Pour terminer, je vous propose dans la partie suivante un petit résumé de ce que nous avons vu jusqu’à maintenant, avec une carte de transfert des données, et un rappel des diverses possibilités de se passer du consentement.


  1. RGPD, art. 49 

  2. Voir le site officiel 

  3. RGPD, art. 47 

  4. RGPD, art. 47, alinéa 2 

  5. RGPD, art. 40 et suivants 

Un schéma-bilan des pays

La CNIL propose sur son site une carte interactive sur les divers modèles à adopter pour transférer de la donnée en fonction des pays du monde ; je propose ici une carte d’ensemble, plus simple (et donc moins spécifique) que celle de la CNIL, qui est surtout à vocation indicative.

Carte de conformité RGPD

Pour les pays incertains, j’ai inclus le Royaume-Uni et l’Irlande, car on ne sait pas ce qu’il adviendra au niveau de la sortie de l’UE, ainsi que la Suisse pour sa situation particulière. Pour le reste, la carte semble grise, mais il faut noter que nombreux pays grisés ne seront même jamais l’objet d’un de vos transferts internationaux.
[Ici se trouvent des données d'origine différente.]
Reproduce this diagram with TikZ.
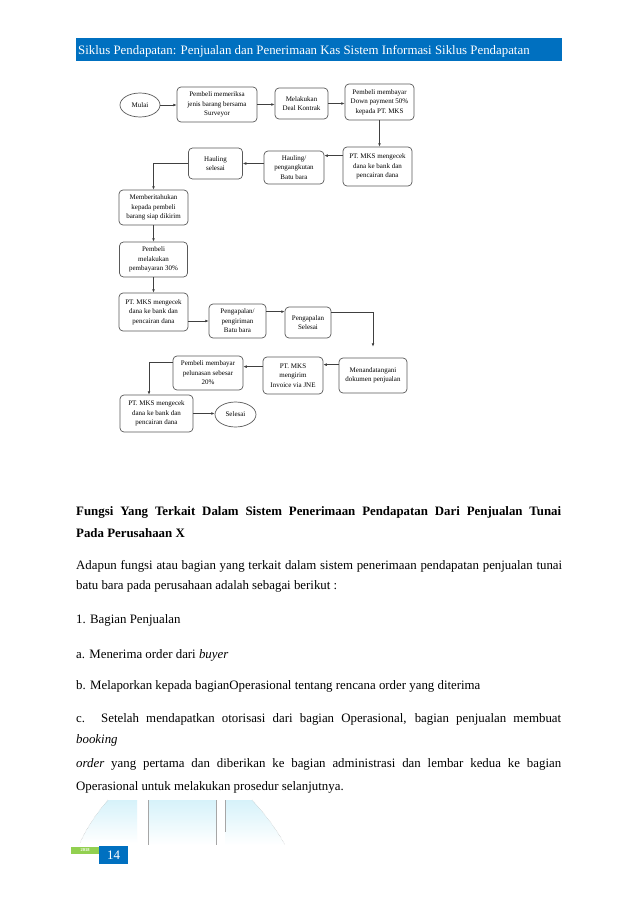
\documentclass[tikz,border=0pt]{standalone}
\usepackage{fontspec}
\setmainfont{Liberation Serif}
\usepackage{tikz}
\usetikzlibrary{shapes.geometric, arrows.meta, positioning, calc}
\usepackage{xcolor}
\definecolor{hdblue}{RGB}{0,112,192}
\definecolor{ftgreen}{RGB}{146,208,80}
\definecolor{ftcyan}{RGB}{214,242,250}
\newcommand{\flowfnt}{\fontsize{7}{9.4}\selectfont}
\newcommand{\bodyfnt}{\fontsize{12.86}{15}\selectfont}
\tikzset{
  fbox/.style={rectangle, draw=black!65, fill=white, line width=0.7pt,
    rounded corners=4pt, align=center, font=\flowfnt, inner sep=1pt},
  fend/.style={ellipse, draw=black!65, fill=white, line width=0.7pt,
    font=\flowfnt, inner sep=1pt},
  arr/.style={-{Latex[length=3.4pt,width=2.8pt]}, line width=0.6pt, draw=black!75},
  txt/.style={anchor=base west, inner sep=0pt, font=\bodyfnt},
}

\begin{document}
\begin{tikzpicture}[x=1pt, y=-1pt]
  \useasboundingbox[fill=white] (0,0) rectangle (638,902);

  % Header bar
  \fill[hdblue] (76,38) rectangle (562,61);
  \node[txt, text=white] (title) at (78,54)
       {Siklus Pendapatan: Penjualan dan Penerimaan Kas Sistem Informasi Siklus Pendapatan};

  % Flowchart: row 1
  \node[fend, minimum width=40, minimum height=24] (mulai) at (140,105) {Mulai};
  \node[fbox, minimum width=80, minimum height=35] (periksa) at (217,104.5)
       {Pembeli memeriksa\\jenis barang bersama\\Surveyor};
  \node[fbox, minimum width=53, minimum height=31] (deal) at (301.5,103.5)
       {Melakukan\\Deal Kontrak};
  \node[fbox, minimum width=69, minimum height=36] (dp) at (379.5,102)
       {Pembeli membayar\\Down payment 50\%\\kepada PT. MKS};

  % Flowchart: row 2
  \node[fbox, minimum width=69, minimum height=39] (cek1) at (377.5,166.5)
       {PT. MKS mengecek\\dana ke bank dan\\pencairan dana};
  \node[fbox, minimum width=60, minimum height=33] (angkut) at (294,167.5)
       {Hauling/\\pengangkutan\\Batu bara};
  \node[fbox, minimum width=54, minimum height=31] (hselesai) at (215.5,163.5)
       {Hauling\\selesai};

  % Flowchart: left column
  \node[fbox, minimum width=69, minimum height=35] (beritahu) at (153.5,207.5)
       {Memberitahukan\\kepada pembeli\\barang siap dikirim};
  \node[fbox, minimum width=68, minimum height=35] (bayar30) at (153.5,259.5)
       {Pembeli\\melakukan\\pembayaran 30\%};
  \node[fbox, minimum width=69, minimum height=38] (cek2) at (153.5,312)
       {PT. MKS mengecek\\dana ke bank dan\\pencairan dana};

  % Flowchart: shipping
  \node[fbox, minimum width=57, minimum height=34] (kirim) at (237.5,321)
       {Pengapalan/\\pengiriman\\Batu bara};
  \node[fbox, minimum width=46, minimum height=31] (kselesai) at (308,322.5)
       {Pengapalan\\Selesai};

  % Flowchart: last rows
  \node[fbox, minimum width=68, minimum height=35] (tanda) at (373,375.5)
       {Menandatangani\\dokumen penjualan};
  \node[fbox, minimum width=60, minimum height=37] (invoice) at (293,375.5)
       {PT. MKS\\mengirim\\Invoice via JNE};
  \node[fbox, minimum width=70, minimum height=34] (lunas) at (208,373)
       {Pembeli membayar\\pelunasan sebesar\\20\%};
  \node[fbox, minimum width=73, minimum height=37] (cek3) at (156.5,413.5)
       {PT. MKS mengecek\\dana ke bank dan\\pencairan dana};
  \node[fend, minimum width=41, minimum height=25] (selesai) at (235.5,414.5) {Selesai};

  % Connectors
  \draw[arr] (mulai.east) -- (mulai.east -| periksa.west);
  \draw[arr] (periksa.east) -- (periksa.east -| deal.west);
  \draw[arr] (deal.east) -- (deal.east -| dp.west);
  \draw[arr] (dp.south) -- (dp.south |- cek1.north);
  \draw[arr] ([yshift=-9pt]cek1.north west) -- ([yshift=-9pt]cek1.north west -| angkut.east);
  \draw[arr] (hselesai.east -| angkut.west) -- (hselesai.east);
  \draw[arr] (hselesai.west) -| (beritahu.north);
  \draw[arr] (beritahu.south) -- (bayar30.north);
  \draw[arr] (bayar30.south) -- (cek2.north);
  \draw[arr] (kirim.west -| cek2.east) -- (kirim.west);
  \draw[arr] ([yshift=-8pt]kirim.north east) -- ([yshift=-8pt]kirim.north east -| kselesai.west);
  \draw[arr] ([yshift=-6pt]kselesai.north east) -| ([yshift=11pt]tanda.north);
  \draw[arr] ([yshift=-7pt]tanda.north west) -- ([yshift=-7pt]tanda.north west -| invoice.east);
  \draw[arr] ([yshift=-10pt]invoice.north west) -- ([yshift=-10pt]invoice.north west -| lunas.east);
  \draw[arr] ([yshift=-7pt]lunas.north west) -| ([xshift=-7.5pt]cek3.north);
  \draw[arr] (cek3.east) -- (cek3.east -| selesai.west);

  % Body text
  \node[txt, font=\bodyfnt\bfseries] (hd1) at (76,515)
       {\makebox[485pt][s]{Fungsi Yang Terkait Dalam Sistem Penerimaan Pendapatan Dari Penjualan Tunai}};
  \node[txt, font=\bodyfnt\bfseries] (hd2) at (76,537) {Pada Perusahaan X};
  \node[txt] (p1) at (76,569)
       {\makebox[486pt][s]{Adapun fungsi atau bagian yang terkait dalam sistem penerimaan pendapatan penjualan tunai}};
  \node[txt] (p2) at (76,589) {batu bara pada perusahaan adalah sebagai berikut :};
  \node[txt] (p3) at (76,623) {1. Bagian Penjualan};
  \node[txt] (p4) at (76,658) {a. Menerima order dari \textit{buyer}};
  \node[txt] (p5) at (76,689) {b. Melaporkan kepada bagianOperasional tentang rencana order yang diterima};
  \node[txt] (p6) at (76,722.5)
       {\makebox[485pt][s]{c. Setelah mendapatkan otorisasi dari bagian Operasional, bagian penjualan membuat}};
  \node[txt] (p7) at (76,743.5) {\textit{booking}};
  \node[txt] (p8) at (76,767)
       {\makebox[485pt][s]{\textit{order} yang pertama dan diberikan ke bagian administrasi dan lembar kedua ke bagian}};
  \node[txt] (p9) at (76,790) {Operasional untuk melakukan prosedur selanjutnya.};

  % Footer panels
  \shade[top color=ftcyan, bottom color=white]
       (108,800) .. controls (96,814) and (86,829) .. (80,843) -- (137,843) -- (137,800) -- cycle;
  \draw[gray!60, densely dotted, thin] (108,800) .. controls (96,814) and (86,829) .. (80,843);
  \shade[top color=ftcyan, bottom color=white] (148,800) rectangle (216,845);
  \draw[gray!70, thin] (148,800) -- (148,845);
  \draw[gray!70, thin] (216,800) -- (216,845);
  \shade[top color=ftcyan, bottom color=white]
       (225,800) -- (252,800) .. controls (265,814) and (277,830) .. (285,845) -- (225,845) -- cycle;
  \draw[gray!60, densely dotted, thin] (252,800) .. controls (265,814) and (277,830) .. (285,845);
  \draw[gray!70, thin] (225,800) -- (225,832);

  % Page number
  \node[fill=ftgreen, text=white, font=\fontsize{4.5}{5}\selectfont\bfseries,
        minimum width=28, minimum height=7.5, inner sep=0pt] (year) at (85,850.5) {2018};
  \node[fill=hdblue, text=white, font=\fontsize{13}{15}\selectfont,
        minimum width=29, minimum height=18, inner sep=0pt] (pnum) at (113.5,855) {14};
\end{tikzpicture}
\end{document}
Pour les pays où un accord est nécessaire, il peut prendre la forme, pour rappel :

  • d’un consentement ;
  • d’une exception légale au consentement ;
  • du transfert vers un pays « adéquat » ;
  • d’un accord inter-États ;
  • de « Model Contract », si les données à transférer sont simples ;
  • de BCR, pour les grandes et moyennes entreprises, lorsque la volumétrie est importante ou que les données sont particulièrement sensibles.

En cas de questionnement sur le transfert de vos données, je vous invite à revenir à cette carte et à compléter éventuellement votre recherche par la carte proposée par la CNIL. Si vous adorez le RGPD, cette carte est distribuée sous licence libre, vous pouvez donc même l’accrocher au mur de votre chambre.